Ask yourself: “How will my recommendation influence the client? Can I explain to a new prospect the benefits I can offer them? Can I help a hiring manager understand whether a new hire will be a team player?” If you can paint a positive picture of future experiences, those clients who are motivated this way will be more likely to work with you.
Some of us really just want to help. If that’s the case, then we’re happy to spend our own time and money supporting others in the pursuit of their goals. It may be about providing employee development, supporting a manager’s project initiative, or some other form of service. Either way, for some of us, another person’s success is our reward.
Ask yourself: “Who else is my recommendation good for? Will retaining my firm’s staffing services reduce the workload on my clients’ teammates? Will hiring my candidate give a manager a chance to develop their skills?” If so, sharing these benefits with your client will help get them to “yes.”
The phrase “power-hungry” is often used as an insult, but there’s nothing wrong with wanting to be in charge of your own destiny. Strong leadership often mobilizes others around a goal, for example. Those of us who are motivated this way don’t want to be left out of staffing decisions. Knowing which clients need to be in charge is one of the most important tips for recruiters and will help you maintain the right tact.
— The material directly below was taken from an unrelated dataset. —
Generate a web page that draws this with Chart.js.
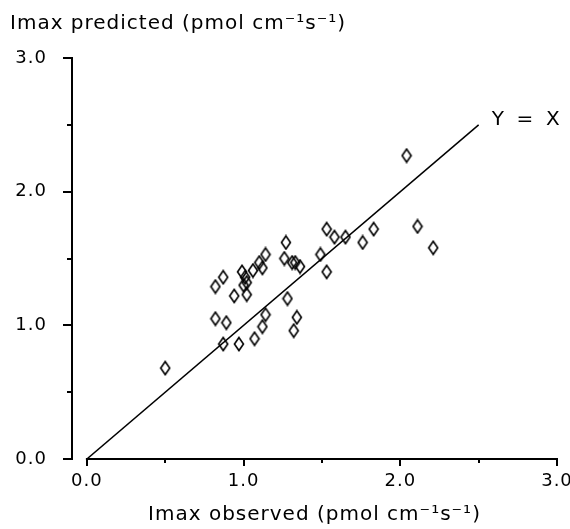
<!DOCTYPE html>
<html>
<head>
<meta charset="utf-8">
<script src="https://cdn.jsdelivr.net/npm/chart.js@4/dist/chart.umd.min.js"></script>
<style>
  html, body { margin: 0; padding: 0; background: #fff; }
</style>
</head>
<body>
<canvas id="chart" width="570" height="529"></canvas>
<script>
// observed vs predicted Imax
const xObserved = [
  0.50, 0.82, 0.89, 0.87, 0.97, 1.07, 1.12, 1.14, 1.28, 1.34, 1.32,
  0.82, 0.87, 0.94, 1.02, 1.00, 1.02, 1.01, 0.99, 1.06, 1.10, 1.12,
  1.14, 1.26, 1.27, 1.31, 1.33, 1.36, 1.49, 1.53, 1.53, 1.58, 1.65,
  1.76, 1.83, 2.04, 2.11, 2.21
];
const yPredicted = [
  0.68, 1.05, 1.02, 0.86, 0.86, 0.90, 0.99, 1.08, 1.20, 1.06, 0.96,
  1.29, 1.36, 1.22, 1.23, 1.30, 1.32, 1.36, 1.40, 1.41, 1.47, 1.43,
  1.53, 1.50, 1.62, 1.47, 1.47, 1.44, 1.53, 1.40, 1.72, 1.66, 1.66,
  1.62, 1.72, 2.27, 1.74, 1.58
];

// identity line Y = X
const lineX = [0, 2.5];
const lineY = [0, 2.5];

const xTicks = [0, 0.5, 1, 1.5, 2, 2.5, 3];
const yTicks = [0, 0.5, 1, 1.5, 2, 2.5, 3];
const tickLabels = ["0.0", "1.0", "2.0", "3.0"];

const FONT = "'DejaVu Sans', sans-serif";

// tall open diamond used as marker
function diamond() {
  const c = document.createElement("canvas");
  c.width = 12; c.height = 16;
  const g = c.getContext("2d");
  g.strokeStyle = "#000";
  g.lineWidth = 1.6;
  g.beginPath();
  g.moveTo(6, 1.5);
  g.lineTo(10.5, 8);
  g.lineTo(6, 14.5);
  g.lineTo(1.5, 8);
  g.closePath();
  g.stroke();
  return c;
}

function label(v) {
  return Number.isInteger(v) ? tickLabels[v] : "";
}

const axesPlugin = {
  id: "axes",
  beforeDraw(chart) {
    chart.ctx.letterSpacing = "1px";
  },
  afterDraw(chart) {
    const { ctx, chartArea, scales: { x, y } } = chart;
    ctx.save();
    ctx.letterSpacing = "0px";
    ctx.strokeStyle = "#000";
    ctx.lineWidth = 2;

    // y axis, offset to the left of x = 0
    const ax = Math.round(chartArea.left);
    ctx.beginPath();
    ctx.moveTo(ax, y.getPixelForValue(0) + 1);
    ctx.lineTo(ax, y.getPixelForValue(3) - 1);
    ctx.stroke();
    ctx.beginPath();
    yTicks.forEach(v => {
      const py = Math.round(y.getPixelForValue(v));
      ctx.moveTo(ax, py);
      ctx.lineTo(ax - (Number.isInteger(v) ? 9 : 5), py);
    });
    ctx.stroke();

    // x axis starts at 0
    const ay = Math.round(chartArea.bottom);
    ctx.beginPath();
    ctx.moveTo(x.getPixelForValue(0) - 1, ay);
    ctx.lineTo(x.getPixelForValue(3) + 1, ay);
    xTicks.forEach(v => {
      const px = Math.round(x.getPixelForValue(v));
      ctx.moveTo(px, ay);
      ctx.lineTo(px, ay + (Number.isInteger(v) ? 7 : 4));
    });
    ctx.stroke();

    ctx.fillStyle = "#000";
    ctx.font = "20px " + FONT;
    ctx.textBaseline = "middle";
    ctx.textAlign = "left";
    ctx.fillText("Y  =  X", x.getPixelForValue(lineX[1]) + 13, y.getPixelForValue(lineY[1]) - 5);
    ctx.restore();
  }
};

new Chart(document.getElementById("chart"), {
  type: "scatter",
  data: {
    datasets: [
      {
        type: "line",
        data: lineX.map((v, i) => ({ x: v, y: lineY[i] })),
        borderColor: "#000",
        borderWidth: 1.5,
        pointRadius: 0,
        fill: false,
      },
      {
        data: xObserved.map((v, i) => ({ x: v, y: yPredicted[i] })),
        pointStyle: diamond(),
      },
    ],
  },
  options: {
    responsive: false,
    devicePixelRatio: 1,
    animation: false,
    layout: { padding: { left: 10, right: 13, top: 0, bottom: 0 } },
    plugins: {
      legend: { display: false },
      tooltip: { enabled: false },
      title: {
        display: true,
        text: "Imax predicted (pmol cm\u207B\u00B9s\u207B\u00B9)",
        align: "start",
        color: "#000",
        font: { family: FONT, size: 20, weight: "normal" },
        padding: { top: 12, bottom: 22 },
      },
    },
    scales: {
      x: {
        type: "linear",
        min: -0.095,
        max: 3,
        afterBuildTicks: s => { s.ticks = xTicks.map(v => ({ value: v })); },
        afterFit: s => { s.height = 70; s.paddingLeft = 0; s.paddingRight = 0; },
        grid: { display: false, drawTicks: false },
        border: { display: false },
        ticks: {
          autoSkip: false,
          maxRotation: 0,
          padding: 12,
          color: "#000",
          font: { family: FONT, size: 18 },
          callback: label,
        },
        title: {
          display: true,
          text: "Imax observed (pmol cm\u207B\u00B9s\u207B\u00B9)",
          color: "#000",
          font: { family: FONT, size: 20 },
          padding: { top: 0, bottom: 2 },
        },
      },
      y: {
        type: "linear",
        min: 0,
        max: 3,
        afterBuildTicks: s => { s.ticks = yTicks.map(v => ({ value: v })); },
        afterFit: s => { s.width = 62; s.paddingTop = 0; s.paddingBottom = 0; },
        grid: { display: false, drawTicks: false },
        border: { display: false },
        ticks: {
          autoSkip: false,
          padding: 25,
          color: "#000",
          font: { family: FONT, size: 18 },
          callback: label,
        },
      },
    },
  },
  plugins: [axesPlugin],
});
</script>
</body>
</html>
Ask yourself: “Do my communications with my clients put them in the driver’s seat, or do they make it sound like I’m the one at the helm?” It’s tempting to say, “We need to do this soon,” for example, but your simple deadline reminder may sound like an unwelcome direction to the person who wants to lead. Remember to act—and speak—like your client is the one in charge. After all, they are.
Some of us run all of our decisions through the same set of criteria. For us, consistency is key, and things like standardized hiring criteria are extremely important. Using the same deciding factors for all of our decisions is crucial. When another person makes an off-the-cuff decision, or quickly changes direction, we become concerned.
Ask yourself: “How do my recommendations support what is already important to the client? Am I advocating consistency in hiring practices, and the careful building of an integrated team?” Be careful not to give the impression that you’re taking a shotgun approach, or you may find that your recruitment strategy grinds to a halt.
Motivating Clients: Rules of Engagement
Keep in mind that these tips for recruiters come with a few important instructions:
First, you need to know that the same factor which resonates with one person might not work with another. A manager focused on service might jump at the chance to hire someone in order to help their team, while a manager who is focused on value could find that suggestion ridiculous unless they could justify the cost of the hire. Use each approach cautiously until you determine which one works.
Second, and most important of all, is to be honest. To emphasize is one thing, to fabricate is quite another. The staffing industry is a close-knit community and your reputation as a top tier hiring provider is far more important than any one sale.
If you’re careful to tailor your communications to your clients, and stay completely honest, there’s a good chance that one of these six factors will get your client back in gear and back on the path to saying “yes.”